*Exercise instructions*: Compile every line that includes the word "script".
* BEGIN *
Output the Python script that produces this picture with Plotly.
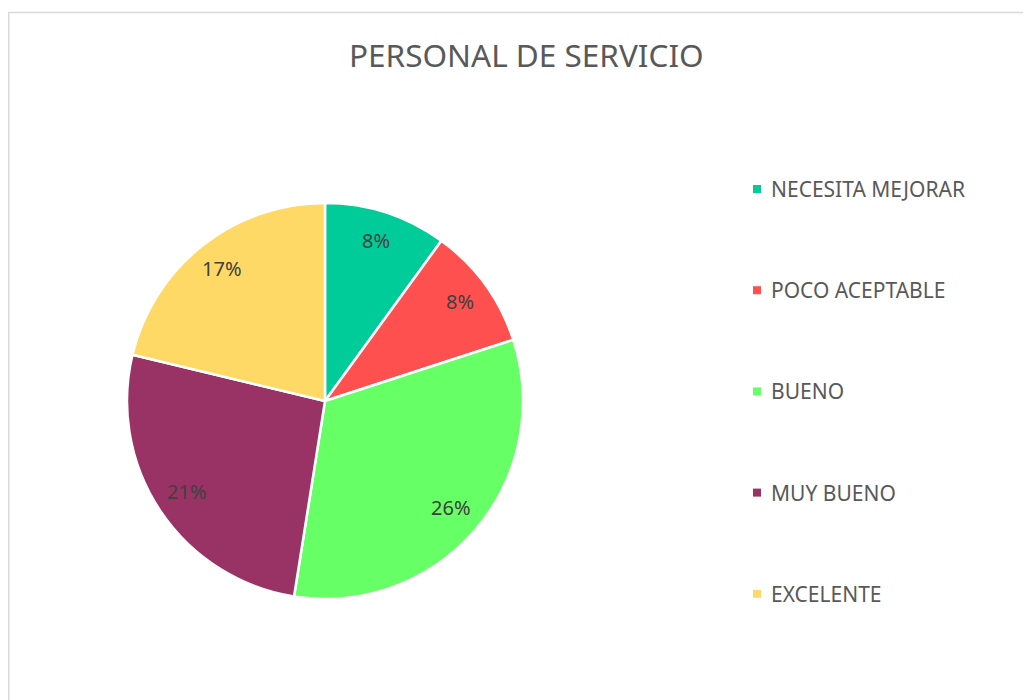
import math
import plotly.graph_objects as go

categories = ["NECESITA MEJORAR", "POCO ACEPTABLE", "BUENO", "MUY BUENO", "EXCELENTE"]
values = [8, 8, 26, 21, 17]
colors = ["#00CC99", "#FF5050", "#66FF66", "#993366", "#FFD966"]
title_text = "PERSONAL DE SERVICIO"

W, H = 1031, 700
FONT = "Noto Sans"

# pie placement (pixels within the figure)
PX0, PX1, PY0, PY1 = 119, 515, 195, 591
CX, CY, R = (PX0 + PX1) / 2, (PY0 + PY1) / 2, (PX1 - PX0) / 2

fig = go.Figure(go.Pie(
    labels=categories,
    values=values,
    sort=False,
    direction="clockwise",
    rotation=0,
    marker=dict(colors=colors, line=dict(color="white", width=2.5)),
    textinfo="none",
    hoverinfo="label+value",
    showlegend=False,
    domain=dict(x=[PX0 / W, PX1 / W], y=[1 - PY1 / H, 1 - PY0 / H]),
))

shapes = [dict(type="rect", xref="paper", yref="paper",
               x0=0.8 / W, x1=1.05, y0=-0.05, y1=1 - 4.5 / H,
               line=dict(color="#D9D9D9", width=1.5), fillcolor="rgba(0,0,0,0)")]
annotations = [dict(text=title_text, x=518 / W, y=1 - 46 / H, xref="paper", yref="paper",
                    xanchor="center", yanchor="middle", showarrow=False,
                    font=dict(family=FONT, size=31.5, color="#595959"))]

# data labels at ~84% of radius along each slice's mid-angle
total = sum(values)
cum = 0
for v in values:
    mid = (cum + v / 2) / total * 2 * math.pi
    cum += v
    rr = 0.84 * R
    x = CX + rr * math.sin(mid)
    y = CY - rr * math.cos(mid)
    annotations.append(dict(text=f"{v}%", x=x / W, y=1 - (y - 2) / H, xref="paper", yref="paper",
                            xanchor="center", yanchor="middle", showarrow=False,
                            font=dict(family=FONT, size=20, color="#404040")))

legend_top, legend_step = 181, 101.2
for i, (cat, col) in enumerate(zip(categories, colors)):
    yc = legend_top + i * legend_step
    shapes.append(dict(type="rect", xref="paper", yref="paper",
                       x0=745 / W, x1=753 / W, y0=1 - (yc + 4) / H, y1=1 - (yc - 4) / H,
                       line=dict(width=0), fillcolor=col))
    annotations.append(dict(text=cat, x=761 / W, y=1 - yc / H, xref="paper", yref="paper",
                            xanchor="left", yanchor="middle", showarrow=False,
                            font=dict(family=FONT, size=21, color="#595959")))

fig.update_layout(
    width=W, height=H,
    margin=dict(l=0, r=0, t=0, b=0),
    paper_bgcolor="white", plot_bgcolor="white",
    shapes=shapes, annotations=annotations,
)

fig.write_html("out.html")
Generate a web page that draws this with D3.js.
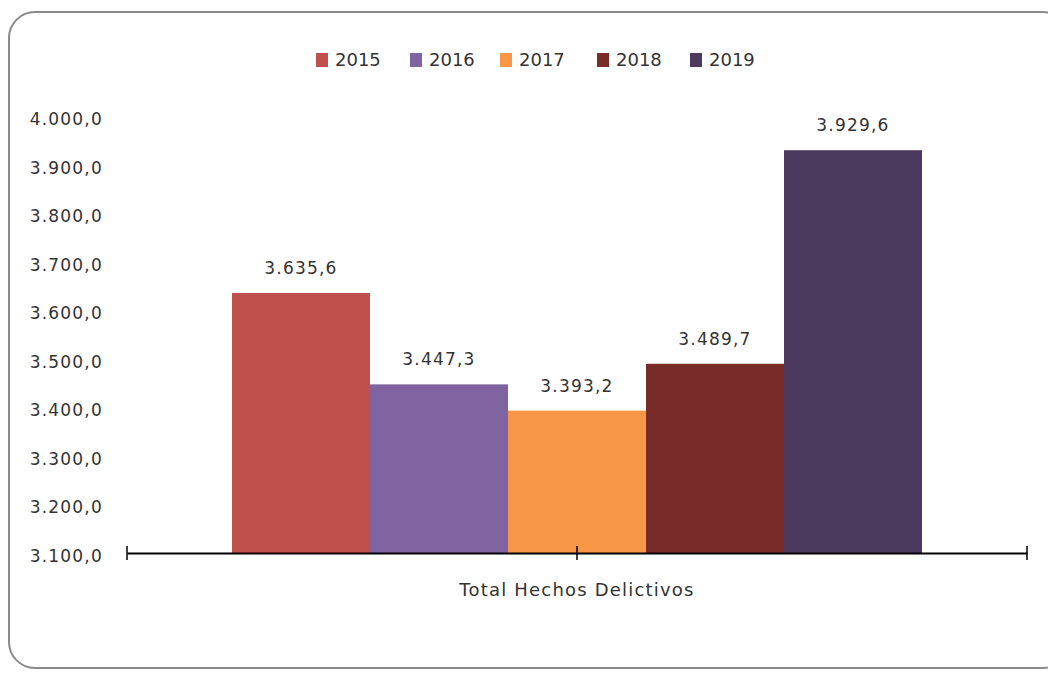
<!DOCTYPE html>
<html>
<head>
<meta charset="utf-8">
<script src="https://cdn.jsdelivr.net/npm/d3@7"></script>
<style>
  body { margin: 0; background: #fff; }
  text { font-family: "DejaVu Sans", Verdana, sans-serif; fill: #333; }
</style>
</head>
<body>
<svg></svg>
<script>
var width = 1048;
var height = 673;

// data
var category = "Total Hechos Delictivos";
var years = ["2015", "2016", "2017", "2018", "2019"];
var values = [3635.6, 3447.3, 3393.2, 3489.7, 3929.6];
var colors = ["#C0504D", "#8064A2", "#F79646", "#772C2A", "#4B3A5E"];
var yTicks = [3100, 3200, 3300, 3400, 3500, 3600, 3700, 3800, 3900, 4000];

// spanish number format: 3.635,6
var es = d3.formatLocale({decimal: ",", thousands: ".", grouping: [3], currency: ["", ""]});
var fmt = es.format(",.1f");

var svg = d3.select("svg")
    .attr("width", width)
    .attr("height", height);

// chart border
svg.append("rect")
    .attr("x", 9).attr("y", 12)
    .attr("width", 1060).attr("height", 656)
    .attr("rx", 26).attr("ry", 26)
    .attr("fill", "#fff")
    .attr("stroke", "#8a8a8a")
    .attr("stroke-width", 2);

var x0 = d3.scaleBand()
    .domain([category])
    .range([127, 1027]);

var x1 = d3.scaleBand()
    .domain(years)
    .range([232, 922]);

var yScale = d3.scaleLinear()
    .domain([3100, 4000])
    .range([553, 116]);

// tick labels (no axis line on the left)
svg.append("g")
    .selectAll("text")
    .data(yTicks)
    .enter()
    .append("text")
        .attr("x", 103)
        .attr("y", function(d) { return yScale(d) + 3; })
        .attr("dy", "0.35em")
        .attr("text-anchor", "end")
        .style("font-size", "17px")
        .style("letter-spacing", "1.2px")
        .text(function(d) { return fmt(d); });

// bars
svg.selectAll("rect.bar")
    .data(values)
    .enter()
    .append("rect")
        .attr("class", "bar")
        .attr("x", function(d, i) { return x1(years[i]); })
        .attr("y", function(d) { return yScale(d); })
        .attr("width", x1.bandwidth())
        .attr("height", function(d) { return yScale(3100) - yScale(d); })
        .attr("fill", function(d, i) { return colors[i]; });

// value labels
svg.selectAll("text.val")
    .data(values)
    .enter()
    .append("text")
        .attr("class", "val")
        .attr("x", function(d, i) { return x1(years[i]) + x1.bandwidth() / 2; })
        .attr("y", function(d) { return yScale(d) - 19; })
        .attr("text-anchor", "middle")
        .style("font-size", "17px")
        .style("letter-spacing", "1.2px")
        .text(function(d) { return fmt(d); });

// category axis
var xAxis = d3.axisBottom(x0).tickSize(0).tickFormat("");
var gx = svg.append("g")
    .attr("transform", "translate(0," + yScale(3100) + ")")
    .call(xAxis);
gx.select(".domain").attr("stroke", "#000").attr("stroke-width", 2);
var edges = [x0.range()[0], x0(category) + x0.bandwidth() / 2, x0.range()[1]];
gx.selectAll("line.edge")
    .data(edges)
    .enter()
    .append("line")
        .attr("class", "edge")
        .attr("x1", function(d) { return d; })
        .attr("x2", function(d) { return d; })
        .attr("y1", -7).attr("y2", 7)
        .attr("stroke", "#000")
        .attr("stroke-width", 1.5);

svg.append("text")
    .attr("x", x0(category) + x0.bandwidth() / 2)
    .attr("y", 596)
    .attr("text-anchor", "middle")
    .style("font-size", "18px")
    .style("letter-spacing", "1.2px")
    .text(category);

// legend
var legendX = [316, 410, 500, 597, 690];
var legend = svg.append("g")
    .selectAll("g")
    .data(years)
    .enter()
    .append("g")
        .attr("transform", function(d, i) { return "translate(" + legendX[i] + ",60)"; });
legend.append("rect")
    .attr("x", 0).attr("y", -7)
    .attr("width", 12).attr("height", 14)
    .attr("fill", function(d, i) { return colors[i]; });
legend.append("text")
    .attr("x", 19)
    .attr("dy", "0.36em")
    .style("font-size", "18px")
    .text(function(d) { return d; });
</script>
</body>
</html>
* END *
* BEGIN *
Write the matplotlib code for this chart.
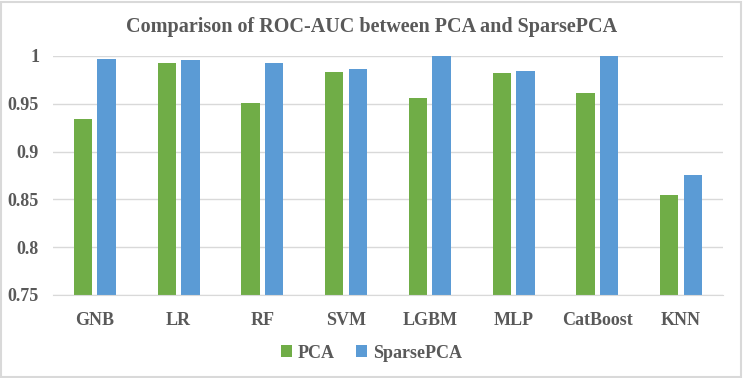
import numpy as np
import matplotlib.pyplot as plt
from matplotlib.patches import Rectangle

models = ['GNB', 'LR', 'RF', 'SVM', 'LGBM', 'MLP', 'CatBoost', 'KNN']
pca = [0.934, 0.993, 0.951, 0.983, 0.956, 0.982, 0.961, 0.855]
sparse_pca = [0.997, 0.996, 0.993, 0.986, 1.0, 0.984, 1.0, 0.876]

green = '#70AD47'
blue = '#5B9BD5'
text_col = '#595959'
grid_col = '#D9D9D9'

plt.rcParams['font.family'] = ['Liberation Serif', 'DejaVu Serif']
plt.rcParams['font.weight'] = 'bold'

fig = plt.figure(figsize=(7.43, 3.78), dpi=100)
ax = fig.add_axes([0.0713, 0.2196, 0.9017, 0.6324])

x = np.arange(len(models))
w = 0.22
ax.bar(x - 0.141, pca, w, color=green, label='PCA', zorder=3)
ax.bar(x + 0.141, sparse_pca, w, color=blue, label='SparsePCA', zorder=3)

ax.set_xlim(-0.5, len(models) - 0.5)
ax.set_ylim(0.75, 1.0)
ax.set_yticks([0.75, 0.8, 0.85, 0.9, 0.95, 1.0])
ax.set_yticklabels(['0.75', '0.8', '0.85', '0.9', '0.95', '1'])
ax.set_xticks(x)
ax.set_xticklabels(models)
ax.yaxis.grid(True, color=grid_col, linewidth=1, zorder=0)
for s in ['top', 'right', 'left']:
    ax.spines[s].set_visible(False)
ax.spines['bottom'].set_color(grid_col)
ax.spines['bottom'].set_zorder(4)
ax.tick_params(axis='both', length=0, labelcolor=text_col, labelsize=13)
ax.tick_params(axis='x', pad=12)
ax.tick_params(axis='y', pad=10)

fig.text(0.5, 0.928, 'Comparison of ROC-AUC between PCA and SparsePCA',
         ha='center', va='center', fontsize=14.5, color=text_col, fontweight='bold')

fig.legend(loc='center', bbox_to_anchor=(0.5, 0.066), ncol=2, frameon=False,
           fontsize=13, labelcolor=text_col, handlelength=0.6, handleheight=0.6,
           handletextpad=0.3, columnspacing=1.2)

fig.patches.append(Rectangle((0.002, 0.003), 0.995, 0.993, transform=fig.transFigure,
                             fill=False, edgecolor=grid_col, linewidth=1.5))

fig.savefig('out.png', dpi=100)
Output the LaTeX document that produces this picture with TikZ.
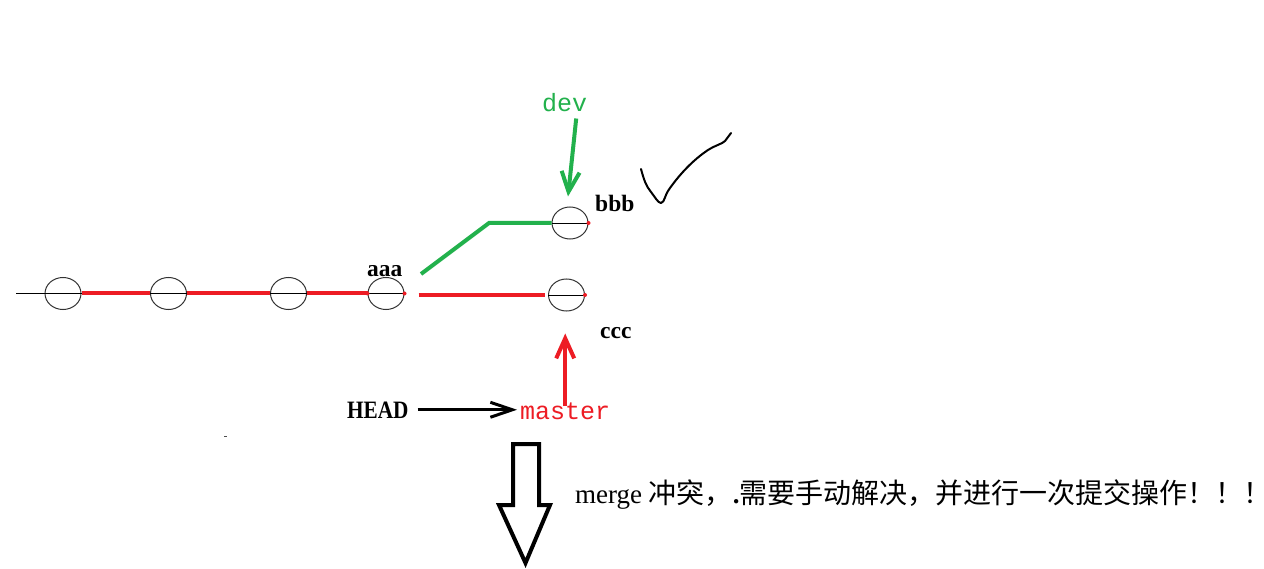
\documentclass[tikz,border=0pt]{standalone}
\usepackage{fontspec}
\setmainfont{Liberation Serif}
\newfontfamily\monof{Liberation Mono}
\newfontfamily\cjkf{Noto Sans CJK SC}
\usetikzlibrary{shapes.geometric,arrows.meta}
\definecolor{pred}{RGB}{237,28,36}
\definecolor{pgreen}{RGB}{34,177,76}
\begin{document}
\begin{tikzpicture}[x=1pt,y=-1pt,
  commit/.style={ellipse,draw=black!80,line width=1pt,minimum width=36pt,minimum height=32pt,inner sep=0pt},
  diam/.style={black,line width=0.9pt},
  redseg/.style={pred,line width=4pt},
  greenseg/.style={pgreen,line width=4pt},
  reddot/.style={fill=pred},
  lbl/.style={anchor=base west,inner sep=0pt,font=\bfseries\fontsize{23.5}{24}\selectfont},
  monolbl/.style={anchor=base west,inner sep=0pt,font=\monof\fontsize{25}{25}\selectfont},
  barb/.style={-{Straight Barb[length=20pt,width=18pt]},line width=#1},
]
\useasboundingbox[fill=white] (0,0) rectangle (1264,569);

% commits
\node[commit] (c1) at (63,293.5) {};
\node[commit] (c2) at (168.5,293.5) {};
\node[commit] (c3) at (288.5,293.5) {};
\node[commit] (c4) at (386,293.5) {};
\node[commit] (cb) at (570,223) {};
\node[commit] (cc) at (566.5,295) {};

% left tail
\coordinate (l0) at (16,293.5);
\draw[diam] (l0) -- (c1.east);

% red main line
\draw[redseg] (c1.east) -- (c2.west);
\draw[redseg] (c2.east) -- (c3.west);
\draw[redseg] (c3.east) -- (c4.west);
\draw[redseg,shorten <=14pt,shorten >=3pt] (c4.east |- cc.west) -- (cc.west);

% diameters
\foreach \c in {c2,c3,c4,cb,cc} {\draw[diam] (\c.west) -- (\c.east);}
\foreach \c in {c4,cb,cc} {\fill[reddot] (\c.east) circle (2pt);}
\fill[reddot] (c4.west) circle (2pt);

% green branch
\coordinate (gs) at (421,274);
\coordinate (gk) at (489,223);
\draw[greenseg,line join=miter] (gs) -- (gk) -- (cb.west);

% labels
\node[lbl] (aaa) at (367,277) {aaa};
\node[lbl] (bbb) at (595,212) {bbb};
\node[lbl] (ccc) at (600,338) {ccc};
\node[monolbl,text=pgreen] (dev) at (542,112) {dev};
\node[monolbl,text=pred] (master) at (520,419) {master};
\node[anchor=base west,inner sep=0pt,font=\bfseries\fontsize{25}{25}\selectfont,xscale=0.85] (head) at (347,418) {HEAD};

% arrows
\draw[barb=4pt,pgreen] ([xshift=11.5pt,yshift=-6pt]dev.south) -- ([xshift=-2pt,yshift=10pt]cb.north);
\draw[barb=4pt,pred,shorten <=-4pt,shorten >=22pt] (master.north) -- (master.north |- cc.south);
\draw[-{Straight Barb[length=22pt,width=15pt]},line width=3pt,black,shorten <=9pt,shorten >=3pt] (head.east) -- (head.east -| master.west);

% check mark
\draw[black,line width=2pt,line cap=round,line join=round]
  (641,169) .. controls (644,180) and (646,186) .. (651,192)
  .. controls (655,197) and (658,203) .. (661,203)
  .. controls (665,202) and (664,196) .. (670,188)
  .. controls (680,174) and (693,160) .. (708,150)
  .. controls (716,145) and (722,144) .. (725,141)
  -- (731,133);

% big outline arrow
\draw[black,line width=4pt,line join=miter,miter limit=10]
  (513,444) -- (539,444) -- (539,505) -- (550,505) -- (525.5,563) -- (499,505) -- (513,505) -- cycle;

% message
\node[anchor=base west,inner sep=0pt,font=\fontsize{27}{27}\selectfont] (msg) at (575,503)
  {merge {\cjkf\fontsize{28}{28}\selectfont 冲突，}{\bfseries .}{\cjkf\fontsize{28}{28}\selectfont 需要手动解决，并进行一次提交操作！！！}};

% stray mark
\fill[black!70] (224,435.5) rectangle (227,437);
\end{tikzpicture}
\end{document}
* END *
*Solution below*:
Output the Python script that produces this picture with Plotly.
<script src="https://cdn.jsdelivr.net/npm/d3@7"></script>
<script>
</script>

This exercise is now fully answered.